Figure scripts
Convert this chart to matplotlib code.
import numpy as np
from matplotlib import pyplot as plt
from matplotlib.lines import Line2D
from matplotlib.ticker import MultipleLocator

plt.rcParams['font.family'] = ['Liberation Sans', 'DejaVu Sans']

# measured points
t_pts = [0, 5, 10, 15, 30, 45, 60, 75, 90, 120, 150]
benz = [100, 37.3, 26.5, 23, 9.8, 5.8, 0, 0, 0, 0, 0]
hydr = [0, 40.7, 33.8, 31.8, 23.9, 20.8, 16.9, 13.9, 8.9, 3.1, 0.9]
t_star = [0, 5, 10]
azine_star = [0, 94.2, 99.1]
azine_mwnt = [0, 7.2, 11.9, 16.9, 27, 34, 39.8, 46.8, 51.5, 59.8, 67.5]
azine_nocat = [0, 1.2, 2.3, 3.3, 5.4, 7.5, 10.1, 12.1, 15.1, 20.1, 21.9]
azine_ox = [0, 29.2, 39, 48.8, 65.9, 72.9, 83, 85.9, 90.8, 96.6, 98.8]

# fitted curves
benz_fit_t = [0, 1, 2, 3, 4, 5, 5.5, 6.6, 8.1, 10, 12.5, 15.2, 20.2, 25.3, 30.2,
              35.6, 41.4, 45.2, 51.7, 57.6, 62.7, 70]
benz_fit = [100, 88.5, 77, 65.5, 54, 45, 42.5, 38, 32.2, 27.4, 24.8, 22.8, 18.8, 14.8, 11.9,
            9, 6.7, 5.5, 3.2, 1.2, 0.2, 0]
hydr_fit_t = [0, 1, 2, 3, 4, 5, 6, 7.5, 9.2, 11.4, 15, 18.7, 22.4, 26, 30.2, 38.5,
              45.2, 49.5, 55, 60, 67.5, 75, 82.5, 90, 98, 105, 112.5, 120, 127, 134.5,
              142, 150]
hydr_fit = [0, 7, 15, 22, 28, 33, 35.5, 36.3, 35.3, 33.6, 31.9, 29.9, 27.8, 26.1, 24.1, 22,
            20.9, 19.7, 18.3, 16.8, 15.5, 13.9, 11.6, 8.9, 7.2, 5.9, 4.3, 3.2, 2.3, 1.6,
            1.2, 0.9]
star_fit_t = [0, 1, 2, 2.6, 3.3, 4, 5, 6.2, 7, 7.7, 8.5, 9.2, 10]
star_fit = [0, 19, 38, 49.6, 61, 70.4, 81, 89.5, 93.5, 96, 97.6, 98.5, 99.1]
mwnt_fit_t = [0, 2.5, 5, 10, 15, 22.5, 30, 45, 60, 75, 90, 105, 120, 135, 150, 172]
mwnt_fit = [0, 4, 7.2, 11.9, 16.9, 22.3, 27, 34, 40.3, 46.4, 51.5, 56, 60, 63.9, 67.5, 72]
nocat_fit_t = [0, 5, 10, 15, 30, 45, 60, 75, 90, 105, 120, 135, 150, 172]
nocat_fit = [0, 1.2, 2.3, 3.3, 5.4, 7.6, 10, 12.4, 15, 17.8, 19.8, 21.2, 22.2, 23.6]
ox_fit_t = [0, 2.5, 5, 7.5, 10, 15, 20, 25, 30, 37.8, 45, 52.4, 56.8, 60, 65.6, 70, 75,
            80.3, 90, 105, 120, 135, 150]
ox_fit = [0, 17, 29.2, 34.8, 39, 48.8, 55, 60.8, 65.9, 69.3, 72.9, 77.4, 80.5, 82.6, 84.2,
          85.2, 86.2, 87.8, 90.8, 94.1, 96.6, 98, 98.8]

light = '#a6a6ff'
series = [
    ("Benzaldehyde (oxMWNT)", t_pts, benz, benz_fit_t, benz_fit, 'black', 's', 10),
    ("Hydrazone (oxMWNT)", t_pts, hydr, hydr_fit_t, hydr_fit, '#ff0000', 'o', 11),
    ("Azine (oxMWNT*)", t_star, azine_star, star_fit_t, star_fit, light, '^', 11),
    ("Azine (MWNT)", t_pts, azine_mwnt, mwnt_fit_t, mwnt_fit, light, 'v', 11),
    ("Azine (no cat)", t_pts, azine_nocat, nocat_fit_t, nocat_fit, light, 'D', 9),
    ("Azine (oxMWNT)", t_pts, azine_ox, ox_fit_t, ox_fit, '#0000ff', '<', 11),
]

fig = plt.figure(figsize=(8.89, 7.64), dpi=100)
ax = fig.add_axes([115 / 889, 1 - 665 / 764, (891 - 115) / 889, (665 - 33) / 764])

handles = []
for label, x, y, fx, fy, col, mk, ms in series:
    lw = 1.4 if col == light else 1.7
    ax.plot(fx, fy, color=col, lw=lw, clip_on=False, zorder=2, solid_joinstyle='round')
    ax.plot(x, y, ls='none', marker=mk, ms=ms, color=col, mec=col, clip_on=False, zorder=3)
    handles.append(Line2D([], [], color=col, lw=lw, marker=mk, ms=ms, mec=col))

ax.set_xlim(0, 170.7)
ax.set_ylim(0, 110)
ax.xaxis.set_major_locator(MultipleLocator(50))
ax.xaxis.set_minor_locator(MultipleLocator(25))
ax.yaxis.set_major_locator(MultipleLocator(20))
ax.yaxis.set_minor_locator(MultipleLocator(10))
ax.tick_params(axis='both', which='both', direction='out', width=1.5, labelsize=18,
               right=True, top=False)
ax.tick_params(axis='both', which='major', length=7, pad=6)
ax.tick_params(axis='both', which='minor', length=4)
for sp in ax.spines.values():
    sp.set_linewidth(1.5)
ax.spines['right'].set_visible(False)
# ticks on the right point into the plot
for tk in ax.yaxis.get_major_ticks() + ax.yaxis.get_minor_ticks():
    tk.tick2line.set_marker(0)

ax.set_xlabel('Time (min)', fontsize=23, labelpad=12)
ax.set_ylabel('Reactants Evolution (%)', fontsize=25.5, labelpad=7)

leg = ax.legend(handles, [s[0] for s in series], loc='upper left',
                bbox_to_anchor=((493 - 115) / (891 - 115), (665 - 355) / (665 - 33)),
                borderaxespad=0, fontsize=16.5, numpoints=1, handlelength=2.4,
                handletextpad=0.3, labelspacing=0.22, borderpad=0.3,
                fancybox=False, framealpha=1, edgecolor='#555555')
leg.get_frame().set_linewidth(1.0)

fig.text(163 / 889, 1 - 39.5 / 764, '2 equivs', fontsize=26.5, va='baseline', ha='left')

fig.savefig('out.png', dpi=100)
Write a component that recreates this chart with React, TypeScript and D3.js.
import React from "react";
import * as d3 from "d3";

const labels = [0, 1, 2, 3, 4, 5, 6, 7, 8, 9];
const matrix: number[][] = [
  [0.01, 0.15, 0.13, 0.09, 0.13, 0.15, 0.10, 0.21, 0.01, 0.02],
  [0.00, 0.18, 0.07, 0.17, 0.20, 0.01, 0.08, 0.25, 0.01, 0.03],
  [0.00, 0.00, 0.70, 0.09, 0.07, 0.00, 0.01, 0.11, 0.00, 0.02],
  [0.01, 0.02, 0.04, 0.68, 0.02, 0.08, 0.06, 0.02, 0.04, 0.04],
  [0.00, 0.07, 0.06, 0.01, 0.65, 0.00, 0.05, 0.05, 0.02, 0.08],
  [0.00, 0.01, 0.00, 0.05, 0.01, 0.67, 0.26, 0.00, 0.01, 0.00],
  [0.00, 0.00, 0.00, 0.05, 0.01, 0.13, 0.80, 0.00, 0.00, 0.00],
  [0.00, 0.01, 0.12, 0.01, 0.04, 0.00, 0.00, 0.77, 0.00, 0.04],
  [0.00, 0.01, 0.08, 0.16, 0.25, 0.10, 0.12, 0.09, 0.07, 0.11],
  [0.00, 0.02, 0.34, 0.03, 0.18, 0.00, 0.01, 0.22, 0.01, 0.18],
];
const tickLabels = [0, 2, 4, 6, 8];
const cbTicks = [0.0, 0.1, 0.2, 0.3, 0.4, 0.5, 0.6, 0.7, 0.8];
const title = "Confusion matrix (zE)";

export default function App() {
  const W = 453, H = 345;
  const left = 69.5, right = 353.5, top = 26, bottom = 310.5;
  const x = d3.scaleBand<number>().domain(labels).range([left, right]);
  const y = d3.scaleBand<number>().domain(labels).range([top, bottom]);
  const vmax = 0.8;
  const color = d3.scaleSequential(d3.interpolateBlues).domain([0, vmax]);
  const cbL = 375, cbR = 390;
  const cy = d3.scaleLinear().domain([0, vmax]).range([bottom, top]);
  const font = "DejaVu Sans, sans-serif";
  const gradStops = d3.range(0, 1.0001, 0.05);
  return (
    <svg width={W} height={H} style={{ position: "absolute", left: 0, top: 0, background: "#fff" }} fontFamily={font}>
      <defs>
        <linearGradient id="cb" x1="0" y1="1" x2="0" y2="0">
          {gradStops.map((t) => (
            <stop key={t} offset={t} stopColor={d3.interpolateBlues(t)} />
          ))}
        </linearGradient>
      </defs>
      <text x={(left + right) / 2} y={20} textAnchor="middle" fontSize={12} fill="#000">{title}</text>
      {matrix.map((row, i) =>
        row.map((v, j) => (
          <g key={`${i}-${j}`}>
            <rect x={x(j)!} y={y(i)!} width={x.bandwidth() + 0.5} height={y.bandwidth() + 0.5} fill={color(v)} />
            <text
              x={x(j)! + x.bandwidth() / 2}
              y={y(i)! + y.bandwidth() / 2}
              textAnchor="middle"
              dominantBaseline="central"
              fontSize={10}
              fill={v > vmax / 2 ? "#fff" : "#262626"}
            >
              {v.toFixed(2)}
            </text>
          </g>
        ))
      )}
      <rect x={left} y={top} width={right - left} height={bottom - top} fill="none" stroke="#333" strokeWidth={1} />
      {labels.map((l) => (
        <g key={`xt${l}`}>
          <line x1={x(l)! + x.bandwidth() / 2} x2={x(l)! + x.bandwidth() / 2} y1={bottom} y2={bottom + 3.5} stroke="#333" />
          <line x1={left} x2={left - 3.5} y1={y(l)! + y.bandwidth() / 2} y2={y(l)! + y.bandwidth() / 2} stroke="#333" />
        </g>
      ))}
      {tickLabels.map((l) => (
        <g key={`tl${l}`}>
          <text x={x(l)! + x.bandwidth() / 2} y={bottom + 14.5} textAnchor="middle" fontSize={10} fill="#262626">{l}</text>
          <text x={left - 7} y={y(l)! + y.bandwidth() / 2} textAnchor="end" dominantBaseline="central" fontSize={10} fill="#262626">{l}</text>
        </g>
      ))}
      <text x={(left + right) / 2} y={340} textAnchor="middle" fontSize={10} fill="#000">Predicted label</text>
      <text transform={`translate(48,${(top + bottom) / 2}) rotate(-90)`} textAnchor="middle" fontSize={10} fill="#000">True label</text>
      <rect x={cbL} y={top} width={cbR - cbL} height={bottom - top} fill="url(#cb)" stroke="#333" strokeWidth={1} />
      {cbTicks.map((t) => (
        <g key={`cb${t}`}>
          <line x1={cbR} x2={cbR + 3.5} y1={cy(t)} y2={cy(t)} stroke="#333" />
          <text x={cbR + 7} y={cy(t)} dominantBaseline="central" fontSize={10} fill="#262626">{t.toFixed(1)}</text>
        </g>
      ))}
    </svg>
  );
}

--

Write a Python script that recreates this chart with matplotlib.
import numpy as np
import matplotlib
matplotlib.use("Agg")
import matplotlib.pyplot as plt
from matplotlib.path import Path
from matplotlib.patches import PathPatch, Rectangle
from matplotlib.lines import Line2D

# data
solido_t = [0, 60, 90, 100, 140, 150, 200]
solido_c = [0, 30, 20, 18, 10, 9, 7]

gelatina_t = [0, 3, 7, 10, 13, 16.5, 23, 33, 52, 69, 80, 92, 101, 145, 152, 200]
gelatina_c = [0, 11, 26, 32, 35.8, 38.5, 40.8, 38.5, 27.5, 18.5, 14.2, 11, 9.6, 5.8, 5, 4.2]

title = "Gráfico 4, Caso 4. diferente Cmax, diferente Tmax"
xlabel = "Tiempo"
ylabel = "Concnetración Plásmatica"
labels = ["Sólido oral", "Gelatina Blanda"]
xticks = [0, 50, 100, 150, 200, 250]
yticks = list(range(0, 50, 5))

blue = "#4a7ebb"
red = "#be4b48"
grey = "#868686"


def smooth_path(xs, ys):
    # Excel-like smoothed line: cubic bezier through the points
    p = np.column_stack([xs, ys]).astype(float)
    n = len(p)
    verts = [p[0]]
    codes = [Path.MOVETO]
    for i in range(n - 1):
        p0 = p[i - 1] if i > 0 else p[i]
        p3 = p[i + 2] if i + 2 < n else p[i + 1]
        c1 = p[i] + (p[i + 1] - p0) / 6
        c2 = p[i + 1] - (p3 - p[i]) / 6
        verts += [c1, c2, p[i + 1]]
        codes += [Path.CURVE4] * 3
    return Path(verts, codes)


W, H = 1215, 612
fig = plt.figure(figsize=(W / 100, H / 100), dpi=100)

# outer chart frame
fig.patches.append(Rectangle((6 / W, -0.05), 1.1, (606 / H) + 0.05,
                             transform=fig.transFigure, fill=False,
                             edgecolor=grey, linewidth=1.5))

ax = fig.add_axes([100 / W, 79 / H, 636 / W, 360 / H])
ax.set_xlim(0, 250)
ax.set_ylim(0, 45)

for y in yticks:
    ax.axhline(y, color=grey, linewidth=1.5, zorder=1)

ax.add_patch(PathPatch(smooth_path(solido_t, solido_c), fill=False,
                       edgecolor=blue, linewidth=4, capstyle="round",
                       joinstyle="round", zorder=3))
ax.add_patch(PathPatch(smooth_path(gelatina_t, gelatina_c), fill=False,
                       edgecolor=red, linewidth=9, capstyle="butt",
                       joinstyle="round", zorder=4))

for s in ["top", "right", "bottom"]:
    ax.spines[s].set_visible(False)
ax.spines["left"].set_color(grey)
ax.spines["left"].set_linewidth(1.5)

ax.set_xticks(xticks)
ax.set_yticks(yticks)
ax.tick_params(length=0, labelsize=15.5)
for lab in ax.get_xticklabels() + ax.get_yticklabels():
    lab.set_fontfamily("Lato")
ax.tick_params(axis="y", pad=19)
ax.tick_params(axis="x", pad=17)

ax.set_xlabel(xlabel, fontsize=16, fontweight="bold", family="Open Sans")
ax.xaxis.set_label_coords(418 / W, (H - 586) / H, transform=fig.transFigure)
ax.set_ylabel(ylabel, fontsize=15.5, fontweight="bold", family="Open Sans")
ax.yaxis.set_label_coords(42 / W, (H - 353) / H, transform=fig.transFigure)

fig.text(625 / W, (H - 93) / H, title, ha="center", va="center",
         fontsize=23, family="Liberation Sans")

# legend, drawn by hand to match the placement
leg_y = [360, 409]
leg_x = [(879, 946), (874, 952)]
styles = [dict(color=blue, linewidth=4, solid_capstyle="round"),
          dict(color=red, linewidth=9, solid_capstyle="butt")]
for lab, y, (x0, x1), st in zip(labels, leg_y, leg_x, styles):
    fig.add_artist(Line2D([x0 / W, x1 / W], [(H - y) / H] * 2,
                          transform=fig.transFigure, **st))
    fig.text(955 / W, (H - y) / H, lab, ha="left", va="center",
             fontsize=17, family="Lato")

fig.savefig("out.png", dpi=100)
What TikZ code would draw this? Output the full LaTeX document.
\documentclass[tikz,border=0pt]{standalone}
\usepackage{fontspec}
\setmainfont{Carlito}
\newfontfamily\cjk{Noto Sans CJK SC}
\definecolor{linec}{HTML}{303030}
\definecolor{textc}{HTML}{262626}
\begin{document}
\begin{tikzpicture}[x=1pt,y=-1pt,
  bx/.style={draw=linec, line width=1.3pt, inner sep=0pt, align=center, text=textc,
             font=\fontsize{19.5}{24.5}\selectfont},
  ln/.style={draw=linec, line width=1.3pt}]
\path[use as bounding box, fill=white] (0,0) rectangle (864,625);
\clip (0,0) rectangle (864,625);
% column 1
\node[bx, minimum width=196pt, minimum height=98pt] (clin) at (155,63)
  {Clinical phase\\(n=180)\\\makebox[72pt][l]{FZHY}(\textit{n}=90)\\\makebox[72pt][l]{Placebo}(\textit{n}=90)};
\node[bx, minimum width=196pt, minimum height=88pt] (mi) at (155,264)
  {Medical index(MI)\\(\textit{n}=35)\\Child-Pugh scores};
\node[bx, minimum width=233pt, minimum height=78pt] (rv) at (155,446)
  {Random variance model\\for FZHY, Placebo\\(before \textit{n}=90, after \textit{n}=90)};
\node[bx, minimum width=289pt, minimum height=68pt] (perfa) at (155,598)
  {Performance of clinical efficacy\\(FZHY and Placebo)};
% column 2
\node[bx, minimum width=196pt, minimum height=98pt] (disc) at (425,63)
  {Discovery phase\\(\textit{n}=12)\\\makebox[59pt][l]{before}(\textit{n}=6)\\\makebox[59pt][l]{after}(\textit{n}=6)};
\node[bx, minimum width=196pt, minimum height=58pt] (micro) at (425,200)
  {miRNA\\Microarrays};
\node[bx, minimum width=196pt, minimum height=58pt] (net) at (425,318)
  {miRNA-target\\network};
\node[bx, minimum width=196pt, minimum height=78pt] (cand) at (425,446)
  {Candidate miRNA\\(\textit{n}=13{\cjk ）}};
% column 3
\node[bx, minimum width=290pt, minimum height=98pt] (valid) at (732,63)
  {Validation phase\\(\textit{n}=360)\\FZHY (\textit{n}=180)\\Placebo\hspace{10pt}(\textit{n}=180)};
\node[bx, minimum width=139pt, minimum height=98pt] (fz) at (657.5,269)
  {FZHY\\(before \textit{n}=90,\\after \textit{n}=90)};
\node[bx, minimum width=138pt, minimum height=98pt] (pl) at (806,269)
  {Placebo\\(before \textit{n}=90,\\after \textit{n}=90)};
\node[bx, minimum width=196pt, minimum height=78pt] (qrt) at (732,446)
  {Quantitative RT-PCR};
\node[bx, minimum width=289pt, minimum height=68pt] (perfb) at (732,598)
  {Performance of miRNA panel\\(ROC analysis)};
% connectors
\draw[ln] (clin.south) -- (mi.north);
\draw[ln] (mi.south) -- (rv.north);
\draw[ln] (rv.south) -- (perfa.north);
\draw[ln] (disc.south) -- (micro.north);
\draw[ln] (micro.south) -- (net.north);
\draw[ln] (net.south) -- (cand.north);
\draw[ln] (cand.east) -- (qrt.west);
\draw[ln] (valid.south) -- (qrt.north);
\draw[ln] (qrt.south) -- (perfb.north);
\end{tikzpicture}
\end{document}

* * *

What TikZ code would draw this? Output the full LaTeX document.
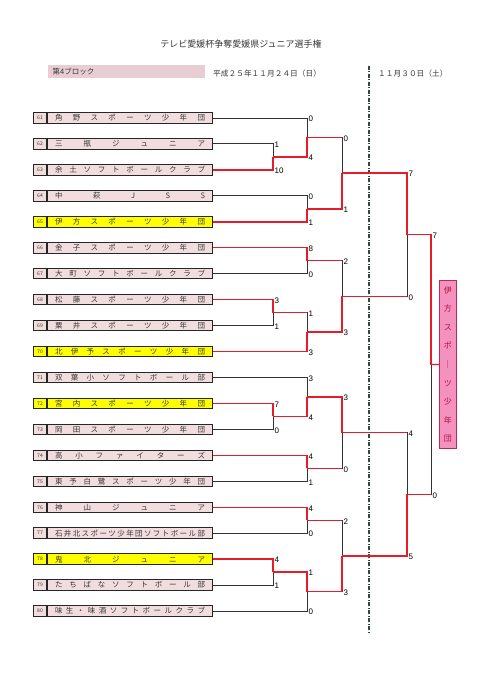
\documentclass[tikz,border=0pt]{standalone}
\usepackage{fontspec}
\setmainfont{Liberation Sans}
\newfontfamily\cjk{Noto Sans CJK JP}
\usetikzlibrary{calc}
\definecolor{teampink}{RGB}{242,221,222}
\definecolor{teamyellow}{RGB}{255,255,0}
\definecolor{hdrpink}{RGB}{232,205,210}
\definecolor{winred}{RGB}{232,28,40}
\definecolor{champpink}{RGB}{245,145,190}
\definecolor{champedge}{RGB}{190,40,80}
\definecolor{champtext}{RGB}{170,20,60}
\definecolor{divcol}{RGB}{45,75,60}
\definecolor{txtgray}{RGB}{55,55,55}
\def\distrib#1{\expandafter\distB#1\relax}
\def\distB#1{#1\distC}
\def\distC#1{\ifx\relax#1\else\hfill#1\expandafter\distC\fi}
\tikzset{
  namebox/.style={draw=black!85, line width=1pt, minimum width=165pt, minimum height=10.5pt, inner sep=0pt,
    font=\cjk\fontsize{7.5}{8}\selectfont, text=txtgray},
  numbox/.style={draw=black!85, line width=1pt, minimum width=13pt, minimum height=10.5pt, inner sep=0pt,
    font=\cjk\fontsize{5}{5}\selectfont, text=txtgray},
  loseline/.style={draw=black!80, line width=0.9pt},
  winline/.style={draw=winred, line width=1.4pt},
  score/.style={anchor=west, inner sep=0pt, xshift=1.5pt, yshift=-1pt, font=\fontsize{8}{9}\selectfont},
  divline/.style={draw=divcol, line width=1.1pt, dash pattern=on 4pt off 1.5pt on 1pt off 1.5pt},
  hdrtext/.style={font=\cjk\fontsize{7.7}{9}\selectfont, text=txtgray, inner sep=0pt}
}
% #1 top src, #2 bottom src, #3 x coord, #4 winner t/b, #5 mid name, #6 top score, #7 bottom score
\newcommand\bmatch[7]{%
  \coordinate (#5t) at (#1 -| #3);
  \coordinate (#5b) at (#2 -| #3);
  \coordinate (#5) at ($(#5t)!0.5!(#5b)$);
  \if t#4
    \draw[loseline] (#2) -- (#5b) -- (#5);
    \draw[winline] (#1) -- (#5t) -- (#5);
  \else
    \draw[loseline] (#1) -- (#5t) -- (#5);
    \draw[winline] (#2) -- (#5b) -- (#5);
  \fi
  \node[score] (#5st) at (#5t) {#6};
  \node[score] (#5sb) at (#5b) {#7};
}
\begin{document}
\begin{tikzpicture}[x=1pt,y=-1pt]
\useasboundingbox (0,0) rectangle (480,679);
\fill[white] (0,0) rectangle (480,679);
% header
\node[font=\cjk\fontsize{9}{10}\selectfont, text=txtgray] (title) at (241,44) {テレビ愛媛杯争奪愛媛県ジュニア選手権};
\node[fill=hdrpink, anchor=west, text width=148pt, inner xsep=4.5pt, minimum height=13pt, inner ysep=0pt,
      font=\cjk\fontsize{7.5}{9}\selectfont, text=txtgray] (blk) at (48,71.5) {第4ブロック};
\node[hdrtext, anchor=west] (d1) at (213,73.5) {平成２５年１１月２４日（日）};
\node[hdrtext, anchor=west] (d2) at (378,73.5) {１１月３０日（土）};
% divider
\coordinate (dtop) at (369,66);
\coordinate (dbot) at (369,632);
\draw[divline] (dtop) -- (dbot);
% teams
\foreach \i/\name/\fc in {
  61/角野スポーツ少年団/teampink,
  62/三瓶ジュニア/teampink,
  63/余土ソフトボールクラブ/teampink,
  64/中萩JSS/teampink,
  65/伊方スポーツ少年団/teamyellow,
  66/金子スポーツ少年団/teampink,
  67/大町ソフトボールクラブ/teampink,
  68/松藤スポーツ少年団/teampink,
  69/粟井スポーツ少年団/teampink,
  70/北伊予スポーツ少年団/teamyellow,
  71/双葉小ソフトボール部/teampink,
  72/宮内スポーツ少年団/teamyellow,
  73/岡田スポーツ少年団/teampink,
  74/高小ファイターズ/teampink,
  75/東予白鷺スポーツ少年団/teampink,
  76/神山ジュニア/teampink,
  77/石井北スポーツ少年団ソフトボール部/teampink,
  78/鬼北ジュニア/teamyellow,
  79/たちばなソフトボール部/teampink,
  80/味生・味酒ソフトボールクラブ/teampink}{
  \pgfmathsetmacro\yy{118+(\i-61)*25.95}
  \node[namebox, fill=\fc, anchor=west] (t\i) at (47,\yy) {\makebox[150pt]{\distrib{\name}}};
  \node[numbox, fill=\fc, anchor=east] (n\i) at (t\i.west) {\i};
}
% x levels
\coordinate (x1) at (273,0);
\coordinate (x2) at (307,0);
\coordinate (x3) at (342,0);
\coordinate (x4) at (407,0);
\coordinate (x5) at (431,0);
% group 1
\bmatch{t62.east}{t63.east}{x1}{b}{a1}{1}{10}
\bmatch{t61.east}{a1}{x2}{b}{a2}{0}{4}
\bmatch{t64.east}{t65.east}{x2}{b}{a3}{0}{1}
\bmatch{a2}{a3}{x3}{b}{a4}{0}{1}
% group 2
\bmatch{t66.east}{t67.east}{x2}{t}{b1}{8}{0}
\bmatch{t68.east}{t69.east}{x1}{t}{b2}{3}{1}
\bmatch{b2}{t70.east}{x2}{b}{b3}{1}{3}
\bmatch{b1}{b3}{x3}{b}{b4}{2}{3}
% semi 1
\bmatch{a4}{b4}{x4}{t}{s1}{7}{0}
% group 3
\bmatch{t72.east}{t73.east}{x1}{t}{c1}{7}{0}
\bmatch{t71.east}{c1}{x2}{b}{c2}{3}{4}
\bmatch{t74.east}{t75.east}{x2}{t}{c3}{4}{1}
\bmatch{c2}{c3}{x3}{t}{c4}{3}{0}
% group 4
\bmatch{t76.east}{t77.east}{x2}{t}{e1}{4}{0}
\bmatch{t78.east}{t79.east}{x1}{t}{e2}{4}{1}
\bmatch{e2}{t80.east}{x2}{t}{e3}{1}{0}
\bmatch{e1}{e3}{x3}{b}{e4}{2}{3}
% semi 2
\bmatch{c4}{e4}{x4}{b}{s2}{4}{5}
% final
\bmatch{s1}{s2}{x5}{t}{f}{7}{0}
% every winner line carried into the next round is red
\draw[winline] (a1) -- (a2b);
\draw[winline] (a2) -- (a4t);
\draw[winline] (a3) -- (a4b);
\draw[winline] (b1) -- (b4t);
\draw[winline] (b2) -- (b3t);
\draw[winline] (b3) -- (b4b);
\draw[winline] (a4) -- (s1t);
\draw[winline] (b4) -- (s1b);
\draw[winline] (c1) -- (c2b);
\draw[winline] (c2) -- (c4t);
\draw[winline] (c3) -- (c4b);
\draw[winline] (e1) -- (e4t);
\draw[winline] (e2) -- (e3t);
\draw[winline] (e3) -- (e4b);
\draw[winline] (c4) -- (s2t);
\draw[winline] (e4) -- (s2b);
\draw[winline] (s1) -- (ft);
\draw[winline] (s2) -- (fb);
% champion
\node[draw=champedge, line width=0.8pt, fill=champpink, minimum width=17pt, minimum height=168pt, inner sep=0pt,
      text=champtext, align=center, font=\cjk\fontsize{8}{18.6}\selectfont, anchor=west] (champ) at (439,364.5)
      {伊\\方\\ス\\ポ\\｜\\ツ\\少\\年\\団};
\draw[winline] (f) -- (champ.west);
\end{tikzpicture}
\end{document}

TASK TO COMPLETE:
Show, from the material above, each line that includes the string "recreates".

FULL OUTPUT:
Write a component that recreates this chart with React, TypeScript and D3.js.
Write a Python script that recreates this chart with matplotlib.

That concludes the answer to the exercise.